Obama vowed to break from Bush's national security policies. How's he doing?

ByABC News
May 10, 2012, 6:27 PM

— -- President Barack Obama came to office vowing a clean break from George W. Bush's national security policies: He would end the war in Iraq, order a halt to harsh interrogation practices that met international definitions of torture and close Guantanamo Bay.

Three and a half years later, how's he doing? The independent investigative journalistic outfit Pro Publica has a handy interactive chart to let you know. "Interact with the whole thing," as no one says.

Now running for reelection, Obama has been highlighting the troop withdrawal from Iraq and the planned draw-down from Afghanistan by the end of 2014 (though he and Afghan President Hamid Karzai just signed an agreement that could have American soldiers stay in that war-torn country until 2024).

"For the first time in nine years, there are no Americans fighting in Iraq," Obama told cheering supporters in Richmond, Virginia, on May 5. "Osama bin Laden is no longer a threat to this country. Al Qaeda is on the path to defeat. And by 2014, the war in Afghanistan will be over."

But Guantanamo Bay is still open. And after insisting that America's civilian courts could handle trials of major accused terrorists, the administration has put alleged 9-11 mastermind Khalid Sheikh Mohammed on trial — before a military commission at Gitmo.

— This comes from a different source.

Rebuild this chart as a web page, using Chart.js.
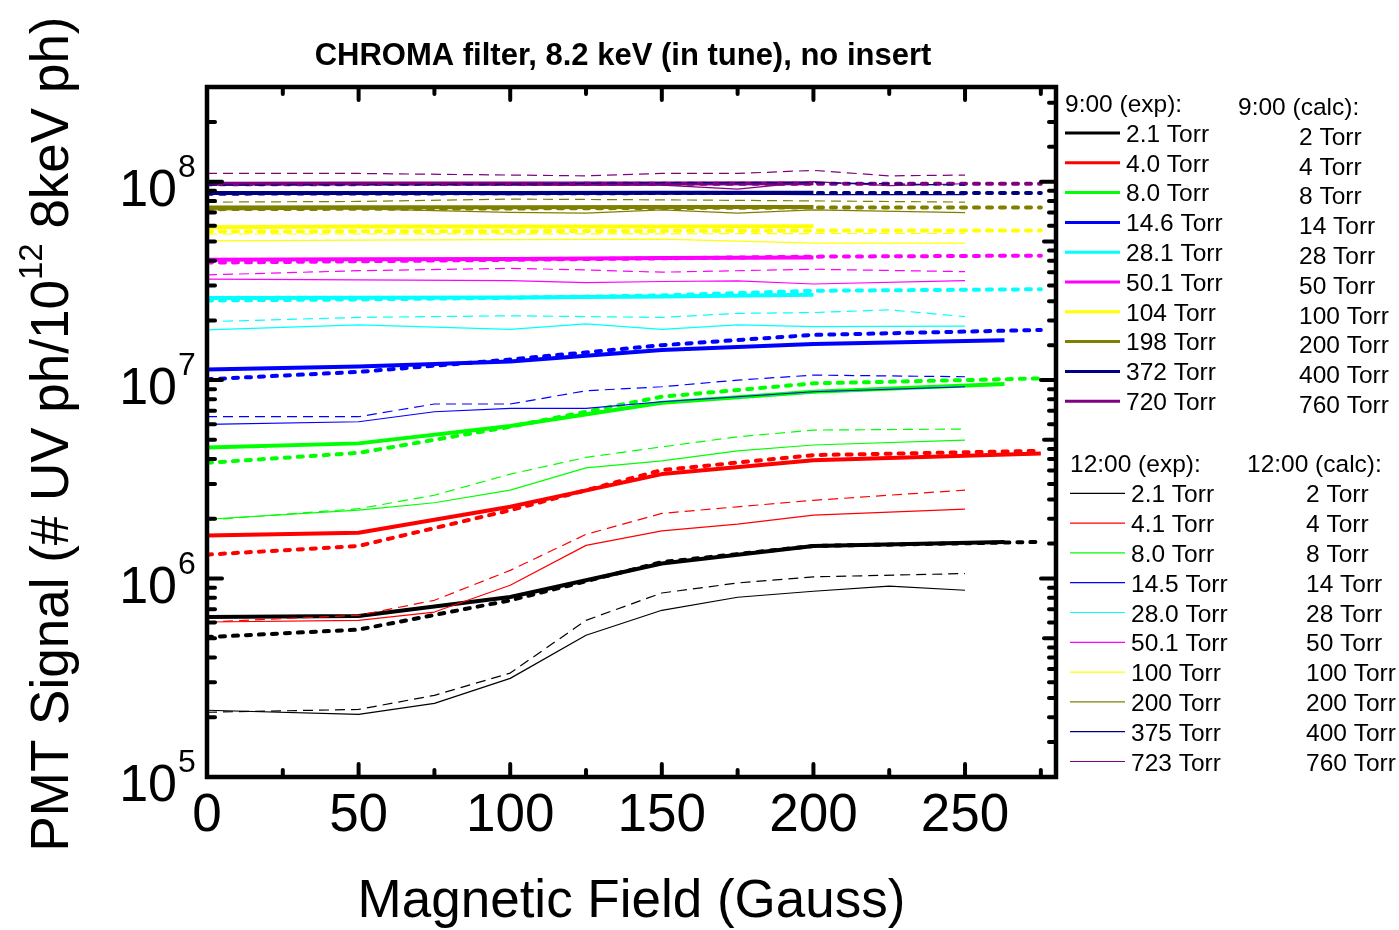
<!DOCTYPE html>
<html lang="en">
<head>
<meta charset="UTF-8">
<title>CHROMA filter, 8.2 keV (in tune), no insert</title>
<style>
  html, body { margin: 0; padding: 0; background: #fff; }
  #wrap { width: 1399px; height: 930px; }
</style>
<script src="https://cdn.jsdelivr.net/npm/chart.js"></script>
</head>
<body>
<div id="wrap"><canvas id="pmtChart" width="1399" height="930"></canvas></div>
<script>
// legend texts and colours (one colour per pressure row)
const exp9Labels  = ['2.1 Torr', '4.0 Torr', '8.0 Torr', '14.6 Torr', '28.1 Torr', '50.1 Torr', '104 Torr', '198 Torr', '372 Torr', '720 Torr'];
const calc9Labels = ['2 Torr', '4 Torr', '8 Torr', '14 Torr', '28 Torr', '50 Torr', '100 Torr', '200 Torr', '400 Torr', '760 Torr'];
const exp12Labels = ['2.1 Torr', '4.1 Torr', '8.0 Torr', '14.5 Torr', '28.0 Torr', '50.1 Torr', '100 Torr', '200 Torr', '375 Torr', '723 Torr'];
const calc12Labels = ['2 Torr', '4 Torr', '8 Torr', '14 Torr', '28 Torr', '50 Torr', '100 Torr', '200 Torr', '400 Torr', '760 Torr'];
const pressureColors = ['#000000', '#ff0000', '#00ff00', '#0000ff', '#00ffff', '#ff00ff', '#ffff00', '#808000', '#000080', '#800080'];

// 9:00 measured (thick solid)
const exp9Field = [
  [0, 50, 100, 150, 200, 263],
  [0, 50, 100, 150, 200, 275],
  [0, 50, 100, 150, 200, 263],
  [0, 50, 100, 150, 200, 263],
  [0, 50, 100, 150, 200],
  [0, 50, 100, 150, 200],
  [0, 50, 100, 150, 200],
  [0, 50, 100, 150, 200],
  [0, 50, 100, 150, 200],
  [0, 50, 100, 150, 200]
];
const exp9Signal = [
  [6.40e5, 6.48e5, 8.08e5, 1.19e6, 1.46e6, 1.53e6],
  [1.65e6, 1.70e6, 2.30e6, 3.36e6, 3.95e6, 4.27e6],
  [4.58e6, 4.80e6, 5.87e6, 7.69e6, 8.74e6, 9.55e6],
  [1.13e7, 1.17e7, 1.24e7, 1.42e7, 1.52e7, 1.59e7],
  [2.59e7, 2.60e7, 2.61e7, 2.64e7, 2.69e7],
  [4.04e7, 4.06e7, 4.08e7, 4.12e7, 4.15e7],
  [5.90e7, 5.94e7, 5.95e7, 5.95e7, 5.97e7],
  [7.41e7, 7.43e7, 7.43e7, 7.45e7, 7.46e7],
  [8.76e7, 8.78e7, 8.78e7, 8.80e7, 8.80e7],
  [9.76e7, 9.78e7, 9.78e7, 9.80e7, 9.82e7]
];

// 9:00 calculated (thick dotted)
const calc9Field = [
  [0, 50, 100, 150, 200, 275],
  [0, 50, 100, 150, 200, 275],
  [0, 50, 100, 150, 200, 275],
  [0, 50, 100, 150, 200, 275],
  [0, 50, 100, 150, 200, 275],
  [0, 50, 100, 150, 200, 275],
  [0, 50, 100, 150, 200, 275],
  [0, 50, 100, 150, 200, 275],
  [0, 50, 100, 150, 200, 275],
  [0, 50, 100, 150, 200, 275]
];
const calc9Signal = [
  [5.07e5, 5.53e5, 7.77e5, 1.21e6, 1.46e6, 1.53e6],
  [1.32e6, 1.46e6, 2.21e6, 3.52e6, 4.19e6, 4.40e6],
  [3.83e6, 4.30e6, 5.82e6, 8.25e6, 9.63e6, 1.02e7],
  [1.01e7, 1.10e7, 1.27e7, 1.50e7, 1.69e7, 1.79e7],
  [2.52e7, 2.55e7, 2.60e7, 2.67e7, 2.82e7, 2.87e7],
  [3.91e7, 3.97e7, 4.04e7, 4.11e7, 4.19e7, 4.24e7],
  [5.61e7, 5.62e7, 5.63e7, 5.65e7, 5.67e7, 5.67e7],
  [7.27e7, 7.30e7, 7.33e7, 7.37e7, 7.41e7, 7.41e7],
  [8.70e7, 8.72e7, 8.74e7, 8.76e7, 8.76e7, 8.76e7],
  [9.70e7, 9.72e7, 9.74e7, 9.76e7, 9.76e7, 9.76e7]
];

// 12:00 measured (thin solid)
const exp12Field = [
  [0, 50, 75, 100, 125, 150, 175, 200, 225, 250],
  [0, 50, 75, 100, 125, 150, 175, 200, 250],
  [0, 50, 75, 100, 125, 150, 175, 200, 250],
  [0, 50, 75, 100, 125, 150, 200, 250],
  [0, 50, 75, 100, 125, 150, 175, 200, 250],
  [0, 50, 100, 125, 150, 175, 200, 250],
  [0, 50, 100, 150, 200, 250],
  [0, 50, 100, 125, 150, 175, 200, 250],
  [0, 50, 100, 150, 200, 250],
  [0, 50, 100, 150, 175, 200, 225, 250]
];
const exp12Signal = [
  [2.17e5, 2.07e5, 2.35e5, 3.14e5, 5.18e5, 6.92e5, 8.05e5, 8.63e5, 9.15e5, 8.73e5],
  [6.04e5, 6.16e5, 6.78e5, 9.25e5, 1.47e6, 1.74e6, 1.88e6, 2.09e6, 2.24e6],
  [1.99e6, 2.21e6, 2.41e6, 2.79e6, 3.61e6, 3.92e6, 4.40e6, 4.71e6, 4.99e6],
  [5.98e6, 6.17e6, 6.93e6, 7.21e6, 7.21e6, 7.78e6, 8.74e6, 9.26e6],
  [1.79e7, 1.90e7, 1.85e7, 1.80e7, 1.92e7, 1.80e7, 1.90e7, 1.86e7, 1.87e7],
  [3.23e7, 3.20e7, 3.17e7, 3.10e7, 3.14e7, 3.16e7, 3.05e7, 3.17e7],
  [5.03e7, 5.08e7, 5.10e7, 5.13e7, 4.90e7, 4.90e7],
  [7.21e7, 7.30e7, 7.00e7, 6.95e7, 7.21e7, 6.94e7, 7.21e7, 6.99e7],
  [8.70e7, 8.70e7, 8.60e7, 8.70e7, 8.60e7, 8.60e7],
  [9.70e7, 9.70e7, 9.60e7, 9.60e7, 9.18e7, 1.00e8, 9.55e7, 9.76e7]
];

// 12:00 calculated (thin dashed)
const calc12Field = [
  [0, 50, 75, 100, 125, 150, 175, 200, 250],
  [0, 50, 75, 100, 125, 150, 175, 200, 250],
  [0, 50, 75, 100, 125, 150, 175, 200, 250],
  [0, 50, 75, 100, 125, 150, 175, 200, 250],
  [0, 50, 100, 125, 150, 175, 200, 225, 250],
  [0, 50, 100, 125, 150, 200, 250],
  [0, 50, 100, 150, 200, 250],
  [0, 50, 100, 150, 200, 250],
  [0, 50, 100, 150, 200, 250],
  [0, 50, 100, 125, 150, 175, 200, 225, 250]
];
const calc12Signal = [
  [2.12e5, 2.19e5, 2.58e5, 3.34e5, 6.16e5, 8.46e5, 9.50e5, 1.02e6, 1.06e6],
  [6.04e5, 6.53e5, 7.77e5, 1.10e6, 1.67e6, 2.13e6, 2.30e6, 2.48e6, 2.79e6],
  [1.97e6, 2.25e6, 2.63e6, 3.36e6, 4.08e6, 4.61e6, 5.18e6, 5.60e6, 5.67e6],
  [6.54e6, 6.54e6, 7.58e6, 7.58e6, 8.84e6, 9.26e6, 1.00e7, 1.06e7, 1.04e7],
  [1.97e7, 2.07e7, 2.11e7, 2.09e7, 2.07e7, 2.17e7, 2.19e7, 2.26e7, 2.09e7],
  [3.39e7, 3.56e7, 3.66e7, 3.59e7, 3.50e7, 3.62e7, 3.52e7],
  [5.45e7, 5.45e7, 5.46e7, 5.46e7, 5.48e7, 5.48e7],
  [7.89e7, 7.95e7, 8.17e7, 8.10e7, 8.00e7, 7.89e7],
  [9.60e7, 9.65e7, 9.70e7, 9.90e7, 9.90e7, 9.60e7],
  [1.10e8, 1.10e8, 1.08e8, 1.07e8, 1.10e8, 1.10e8, 1.14e8, 1.07e8, 1.08e8]
];

// axis ticks
const xMin = 0, xMax = 280;
const yMin = 1e5, yMax = 3e8;
const xMajorTicks = [0, 50, 100, 150, 200, 250];
const xMinorTicks = [25, 75, 125, 175, 225, 275];
const yDecades = [1e5, 1e6, 1e7, 1e8];
const leftMinorSteps = [2, 3, 4, 5, 6, 7, 8, 9];
const rightMinorSteps = [1.5, 2, 2.5, 3, 3.5, 4, 4.5, 5, 6, 7, 8, 9];

const FONT = "'Liberation Sans', Arial, Helvetica, sans-serif";

const lineStyles = {
  exp9:  { width: 4,   dash: [],     cap: 'butt',  order: 4 },
  calc9: { width: 4,   dash: [5, 8], cap: 'round', order: 3 },
  exp12: { width: 1.2, dash: [],     cap: 'butt',  order: 2 },
  calc12:{ width: 1.2, dash: [10, 6], cap: 'butt', order: 1 }
};

function makeSets(fields, signals, labels, style, prefix) {
  return fields.map((xs, i) => ({
    label: prefix + ' ' + labels[i],
    data: xs.map((x, k) => ({ x: x, y: signals[i][k] })),
    borderColor: pressureColors[i],
    backgroundColor: pressureColors[i],
    borderWidth: style.width,
    borderDash: style.dash,
    borderCapStyle: style.cap,
    borderJoinStyle: 'round',
    fill: false,
    pointRadius: 0,
    tension: 0,
    order: style.order
  }));
}

const datasets = [].concat(
  makeSets(exp9Field, exp9Signal, exp9Labels, lineStyles.exp9, '9:00 (exp)'),
  makeSets(calc9Field, calc9Signal, calc9Labels, lineStyles.calc9, '9:00 (calc)'),
  makeSets(exp12Field, exp12Signal, exp12Labels, lineStyles.exp12, '12:00 (exp)'),
  makeSets(calc12Field, calc12Signal, calc12Labels, lineStyles.calc12, '12:00 (calc)')
);

// frame with inward ticks, y labels, titles and legend
const originPlugin = {
  id: 'originPlugin',
  afterDraw(chart) {
    const ctx = chart.ctx;
    const a = chart.chartArea;
    const xs = chart.scales.x, ys = chart.scales.y;
    const seg = (x1, y1, x2, y2) => { ctx.beginPath(); ctx.moveTo(x1, y1); ctx.lineTo(x2, y2); ctx.stroke(); };

    ctx.save();
    ctx.strokeStyle = '#000';
    ctx.fillStyle = '#000';
    ctx.lineCap = 'round';
    ctx.lineWidth = 4;

    xMajorTicks.forEach(v => {
      const px = xs.getPixelForValue(v);
      seg(px, a.bottom, px, a.bottom - 13);
      seg(px, a.top, px, a.top + 13);
    });
    xMinorTicks.forEach(v => {
      const px = xs.getPixelForValue(v);
      seg(px, a.bottom, px, a.bottom - 7);
      seg(px, a.top, px, a.top + 7);
    });
    yDecades.forEach(d => {
      const py = ys.getPixelForValue(d);
      seg(a.left, py, a.left + 15, py);
      seg(a.right, py, a.right - 15, py);
      leftMinorSteps.forEach(m => {
        if (d * m >= yMax) return;
        const p = ys.getPixelForValue(d * m);
        seg(a.left, p, a.left + 8, p);
      });
      rightMinorSteps.forEach(m => {
        if (d * m >= yMax) return;
        const p = ys.getPixelForValue(d * m);
        seg(a.right, p, a.right - (m === 5 ? 12 : 7), p);
      });
    });

    ctx.lineCap = 'butt';
    ctx.lineWidth = 4.5;
    ctx.strokeRect(a.left, a.top, a.right - a.left, a.bottom - a.top);

    // y tick labels 10^n
    ctx.textBaseline = 'alphabetic';
    yDecades.forEach(d => {
      const py = ys.getPixelForValue(d);
      ctx.font = '52px ' + FONT;
      ctx.textAlign = 'right';
      ctx.fillText('10', 177, py + 24);
      ctx.font = '32px ' + FONT;
      ctx.textAlign = 'left';
      ctx.fillText(String(Math.round(Math.log10(d))), 178, py - 5);
    });

    // y axis title with superscript
    const part1 = 'PMT Signal (# UV ph/10', sup = '12', part2 = ' 8keV ph)';
    ctx.font = '53px ' + FONT;
    const w1 = ctx.measureText(part1).width, w3 = ctx.measureText(part2).width;
    ctx.font = '33px ' + FONT;
    const w2 = ctx.measureText(sup).width;
    const total = w1 + w2 + w3;
    ctx.save();
    ctx.translate(68, 434 + total / 2);
    ctx.rotate(-Math.PI / 2);
    ctx.textAlign = 'left';
    ctx.font = '53px ' + FONT;
    ctx.fillText(part1, 0, 0);
    ctx.font = '33px ' + FONT;
    ctx.fillText(sup, w1, -26);
    ctx.font = '53px ' + FONT;
    ctx.fillText(part2, w1 + w2, 0);
    ctx.restore();

    // chart title
    ctx.font = 'bold 31px ' + FONT;
    ctx.textAlign = 'center';
    ctx.fillText('CHROMA filter, 8.2 keV (in tune), no insert', 623, 65);

    // legend
    ctx.font = '24.5px ' + FONT;
    ctx.textAlign = 'left';
    ctx.fillText('9:00 (exp):', 1065, 112);
    ctx.fillText('9:00 (calc):', 1238, 115);
    exp9Labels.forEach((t, i) => {
      const cy = 133 + i * 29.8;
      ctx.strokeStyle = pressureColors[i];
      ctx.lineWidth = 3;
      seg(1065, cy, 1120, cy);
      ctx.fillText(t, 1126, cy + 8.8);
      ctx.fillText(calc9Labels[i], 1299, cy + 11.8);
    });
    ctx.fillText('12:00 (exp):', 1070, 472);
    ctx.fillText('12:00 (calc):', 1247, 472);
    exp12Labels.forEach((t, i) => {
      const cy = 493.3 + i * 29.8;
      ctx.strokeStyle = pressureColors[i];
      ctx.lineWidth = 1.2;
      seg(1070, cy, 1125, cy);
      ctx.fillText(t, 1131, cy + 9);
      ctx.fillText(calc12Labels[i], 1306, cy + 9);
    });
    ctx.restore();
  }
};

const ctx = document.getElementById('pmtChart').getContext('2d');
const pmtChart = new Chart(ctx, {
  type: 'line',
  data: { datasets: datasets },
  options: {
    responsive: false,
    devicePixelRatio: 1,
    animation: false,
    layout: { padding: { top: 87, right: 343, bottom: 0, left: 0 } },
    plugins: {
      legend: { display: false },
      tooltip: { enabled: false }
    },
    scales: {
      x: {
        type: 'linear',
        min: xMin,
        max: xMax,
        grid: { display: false, drawTicks: false },
        border: { display: false },
        afterBuildTicks: s => { s.ticks = xMajorTicks.map(v => ({ value: v })); },
        ticks: {
          autoSkip: false,
          maxRotation: 0,
          padding: 13,
          color: '#000',
          font: { family: FONT, size: 53, lineHeight: 1 },
          callback: v => String(v)
        },
        title: {
          display: true,
          text: 'Magnetic Field (Gauss)',
          color: '#000',
          font: { family: FONT, size: 53, lineHeight: 1 },
          padding: { top: 0, bottom: 1 }
        },
        afterFit: s => { s.height = 153; }
      },
      y: {
        type: 'logarithmic',
        min: yMin,
        max: yMax,
        grid: { display: false, drawTicks: false },
        border: { display: false },
        ticks: { display: false },
        afterFit: s => { s.width = 207; }
      }
    }
  },
  plugins: [originPlugin]
});
</script>
</body>
</html>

The timeline format is necessarily a bit spare. On Guantanamo Bay, for example, it notes Obama's January 21, 2009 order to close the facility, followed by his March 7, 2011 order giving the green-light to holding prisoners there indefinitely. In between, however, were years of bitter political fights with Republicans fiercely opposed to shutting Guantanamo Bay. And it was a Democrat, House Appropriations Chairman Dave Obey, who in May 2009 stripped out the money Obama requested to close the prison from an appropriations bill — the first and perhaps most crippling blow to the president's stated goal because it came from an ally.